Утром мы пьем чай, едим по кусочку хлеба с солью и горчицей, сухарики, сейчас же подсушенные. К 11 часам иду в школу, получаю суп мучной, 2 порции, мама разбавляет его водой и кладет туда гренки (сегодня истратила на них для жарки последнее, перетопленное с горчицей, кокосовое масло). Вечером опять пьем чай с хлебом и сухарями, подсушенными из хлеба нашей дневной нормы, которая забрана на день вперед.
Чтобы достать Папе лапшички, т. к. он ничего не мог есть (тошнило), я ходила к Вале в столовую на Петроградскую сторону в жуткий мороз и обстрел. (...)
Скорей бы прорвали блокаду. Ленинград напрягает свои последние силы и держится мыслью о фронте. (...)
14 января 1942 года. Мороз -32°. С утра целый день горит Гостиный двор. Еле-еле достала хлеба (очень белый). Сейчас пятый час. Пошла в магазин - пусто, в булочной - ни кусочка хлеба. Заболела мама, но ее ничем не удержать дома, работает с повышенной температурой. Завтра в школу. У меня ни одних уроков не сделано, и делать неохота. В школе холодно, замерзаешь, пока обед получаешь. Не то что 6 уроков отсидеть, а и час просидеть жутко. Фаня Абрамовна позвала меня и говорит: надо развертывать работу учкома совместно с комитетом комсомола. Разве возможно что-нибудь делать при таком холоде? Я уже много раз пыталась, но мало что возможно осуществить. А она - план да план, уяснить задачи. Все давно ясно. Дело за школой. Если с 15 января 1942 года будем учиться, то немедленно нужна теплая комната для подготовки домашних заданий и проведения необходимых мероприятий. Комнаты такой на сегодняшний день в школе нет, а следовательно, отпадает и всякий вопрос о внешкольной работе. Эх холод, холод, мешает работать. Настроение - дрянь.

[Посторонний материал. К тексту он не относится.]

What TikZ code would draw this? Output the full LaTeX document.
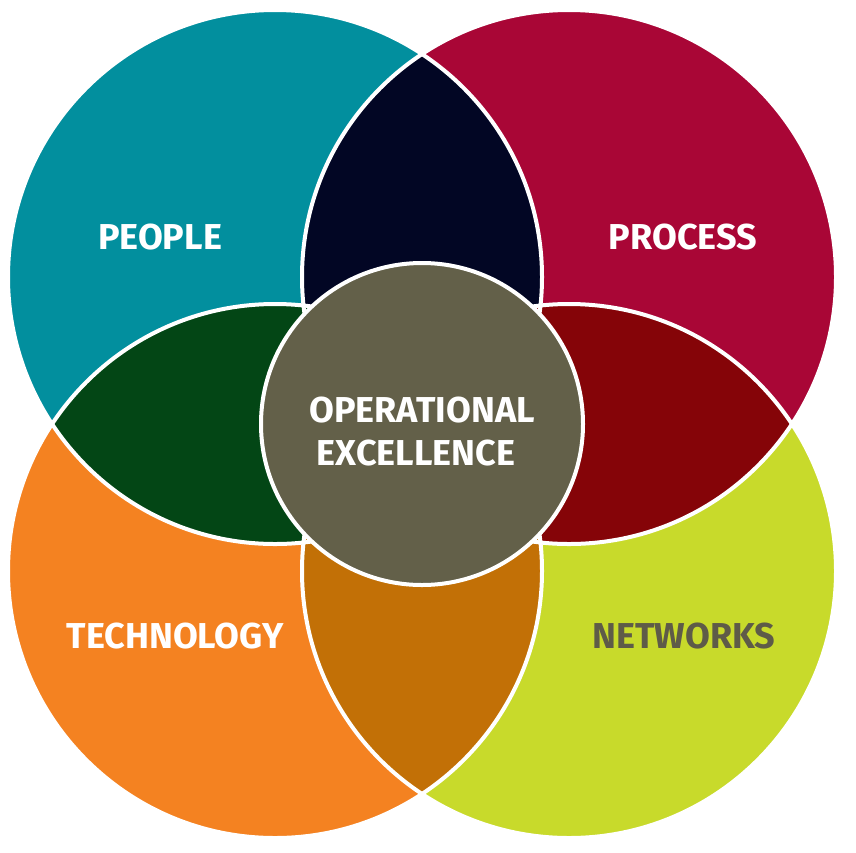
\documentclass[tikz,border=0pt]{standalone}
\usepackage{fontspec}
\setmainfont{Fira Sans}
\definecolor{cteal}{HTML}{028F9E}
\definecolor{ccrim}{HTML}{A90636}
\definecolor{corange}{HTML}{F48221}
\definecolor{clime}{HTML}{C8DA2B}
\definecolor{cnavy}{HTML}{020624}
\definecolor{cdgreen}{HTML}{034615}
\definecolor{cdred}{HTML}{850408}
\definecolor{cdorange}{HTML}{C27006}
\definecolor{ccenter}{HTML}{636049}
\definecolor{ctext}{HTML}{5E5B48}
\begin{document}
\begin{tikzpicture}[x=1pt,y=-1pt,
  lbl/.style={font=\bfseries\fontsize{36}{36}\selectfont, text=white, inner sep=0pt},
  rim/.style={draw=white, line width=4pt}]
\useasboundingbox (0,0) rectangle (856,852);
\fill[white] (0,0) rectangle (856,852);
\def\R{267}
\coordinate (tl) at (275,277);
\coordinate (tr) at (569,277);
\coordinate (bl) at (275,571);
\coordinate (br) at (569,571);
\coordinate (cc) at (422,424);
% main circles
\fill[cteal] (tl) circle (\R);
\fill[ccrim] (tr) circle (\R);
\fill[corange] (bl) circle (\R);
\fill[clime] (br) circle (\R);
% lenses
\begin{scope}\clip (tl) circle (\R); \fill[cnavy] (tr) circle (\R);\end{scope}
\begin{scope}\clip (tl) circle (\R); \fill[cdgreen] (bl) circle (\R);\end{scope}
\begin{scope}\clip (tr) circle (\R); \fill[cdred] (br) circle (\R);\end{scope}
\begin{scope}\clip (bl) circle (\R); \fill[cdorange] (br) circle (\R);\end{scope}
% white outlines
\draw[rim] (tl) circle (\R);
\draw[rim] (tr) circle (\R);
\draw[rim] (bl) circle (\R);
\draw[rim] (br) circle (\R);
% center
\node[circle, fill=ccenter, draw=white, line width=4pt, minimum size=322pt, inner sep=0pt] (center) at (cc) {};
\node[lbl] (ol1) at (422,410) {OPERATIONAL};
\node[lbl] (ol2) at (416,453) {EXCELLENCE};
\node[lbl] (people) at (160,237) {PEOPLE};
\node[lbl] (process) at (683,237) {PROCESS};
\node[lbl] (tech) at (175,636) {TECHNOLOGY};
\node[lbl, text=ctext] (net) at (684,636) {NETWORKS};
\end{tikzpicture}
\end{document}
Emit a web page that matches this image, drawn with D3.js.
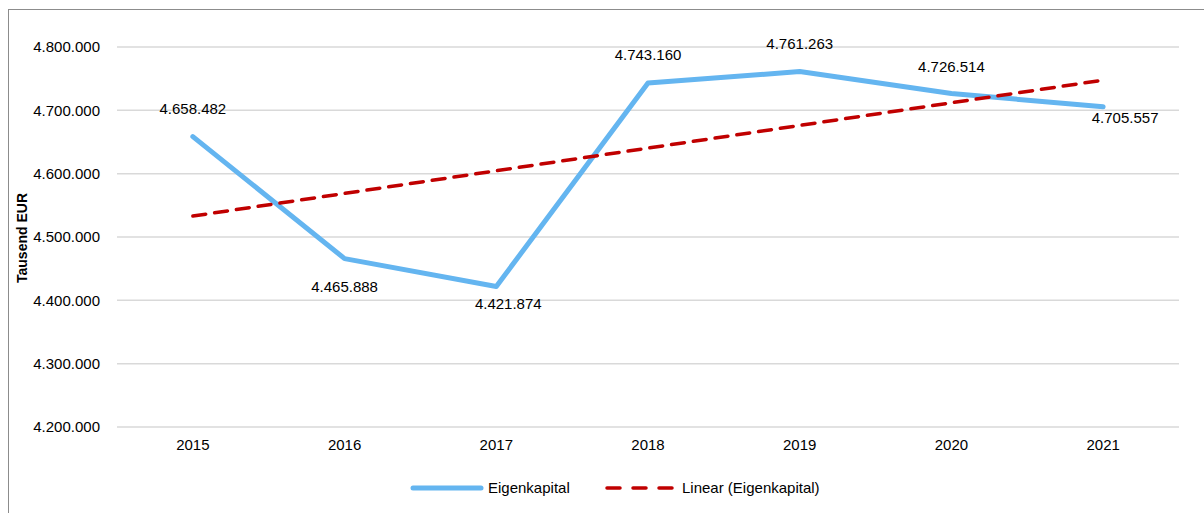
<!DOCTYPE html>
<html><head><meta charset="utf-8">
<script src="https://cdn.jsdelivr.net/npm/d3@7"></script>
<style>body{margin:0;background:#fff}svg{display:block;font-family:"Liberation Sans",Arial,sans-serif}</style>
</head><body>
<script>
const categories = ["2015","2016","2017","2018","2019","2020","2021"];
const values = [4658482,4465888,4421874,4743160,4761263,4726514,4705557];
const yTicks = [4200000,4300000,4400000,4500000,4600000,4700000,4800000];
const seriesName = "Eigenkapital";
const trendName = "Linear (Eigenkapital)";
const yTitle = "Tausend EUR";

const W = 1204, H = 513;
const FS = 15;
const svg = d3.select("body").append("svg").attr("width", W).attr("height", H);
svg.append("rect").attr("x",8.5).attr("y",9.5).attr("width",1210).attr("height",520)
  .attr("fill","none").attr("stroke","#8c8c8c").attr("stroke-width",1);

const x = d3.scaleBand().domain(categories).range([117,1179]);
const y = d3.scaleLinear().domain([4200000,4800000]).range([427,47]);
const fmt = v => d3.format(",")(v).replace(/,/g,".");

svg.append("g").selectAll("line").data(yTicks).join("line")
  .attr("x1",117).attr("x2",1179).attr("y1",d=>y(d)).attr("y2",d=>y(d))
  .attr("stroke","#d9d9d9").attr("stroke-width",1.5);

const yAxis = svg.append("g").attr("transform","translate(117,0)")
  .call(d3.axisLeft(y).tickValues(yTicks).tickFormat(fmt).tickSize(0).tickPadding(17));
yAxis.select(".domain").remove();
yAxis.selectAll("text").attr("font-size",FS).attr("fill","#000").style("font-family","inherit");

const xAxis = svg.append("g").attr("transform","translate(0,427)")
  .call(d3.axisBottom(x).tickSize(0).tickPadding(12));
xAxis.select(".domain").remove();
xAxis.selectAll("text").attr("font-size",FS).attr("fill","#000").style("font-family","inherit");

svg.append("text").attr("transform","translate(27,238) rotate(-90)")
  .attr("text-anchor","middle").attr("font-size",14).attr("font-weight","bold").text(yTitle);

// linear regression trend
const n = values.length, xm = (n-1)/2, ym = d3.mean(values);
const slope = d3.sum(values,(v,i)=>(i-xm)*(v-ym))/d3.sum(values,(v,i)=>(i-xm)*(i-xm));
const icpt = ym - slope*xm;
const cx = c => x(c)+x.bandwidth()/2;

const line = d3.line().x((d,i)=>cx(categories[i])).y(d=>y(d));
svg.append("path").datum(values).attr("d",line).attr("fill","none")
  .attr("stroke","#64b5f0").attr("stroke-width",5).attr("stroke-linecap","round").attr("stroke-linejoin","round");

const trend = [icpt, icpt+slope*(n-1)];
svg.append("path").attr("d",`M${cx(categories[0])},${y(trend[0])}L${cx(categories[n-1])},${y(trend[1])}`)
  .attr("fill","none").attr("stroke","#c00000").attr("stroke-width",3.5).attr("stroke-dasharray","13,9").attr("stroke-linecap","round");

const offs = [[0,-23],[0,33],[12,23],[0,-23],[0,-23],[0,-22],[22,16]];
svg.append("g").selectAll("text").data(values).join("text")
  .attr("x",(d,i)=>cx(categories[i])+offs[i][0]).attr("y",(d,i)=>y(d)+offs[i][1])
  .attr("text-anchor","middle").attr("font-size",FS).attr("fill","#000").text(fmt);

const lg = svg.append("g");
lg.append("line").attr("x1",413).attr("x2",481).attr("y1",488).attr("y2",488)
  .attr("stroke","#64b5f0").attr("stroke-width",5).attr("stroke-linecap","round");
lg.append("text").attr("x",488).attr("y",493).attr("font-size",FS).text(seriesName);
lg.append("line").attr("x1",607).attr("x2",674).attr("y1",488).attr("y2",488)
  .attr("stroke","#c00000").attr("stroke-width",3.5).attr("stroke-dasharray","13,13").attr("stroke-linecap","round");
lg.append("text").attr("x",682).attr("y",493).attr("font-size",FS).text(trendName);
</script>
</body></html>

23 января 1942 года. Таня Браудэ тоже ходит в школу. И, честное слово, смотришь на нее - и хочется работать; она такая же дурочка, как и я. Ей хочется, несмотря ни на что, ни на какие трудности, жить, работать, хочется чем-то помочь нашей родине, закончить отлично учебный год и потом... О мечты, мечты! Мы обязательно поедем с нею в колхоз работать, и еще ребят сагитируем, главным образом, на комсомольцев будем нажимать. Если нам не удастся добиться, то мы перевернем все райкомы и обкомы, а своего добьемся. Ведь мы же комсомольцы. Мы должны, можем и будем работать. А работать мы должны начать немедленно, сейчас, в школе. Мы не имеем права терять учебного года, а наоборот, должны и другим помочь закончить его успешно. Это наша первейшая задача, и мы должны ее выполнить. (...)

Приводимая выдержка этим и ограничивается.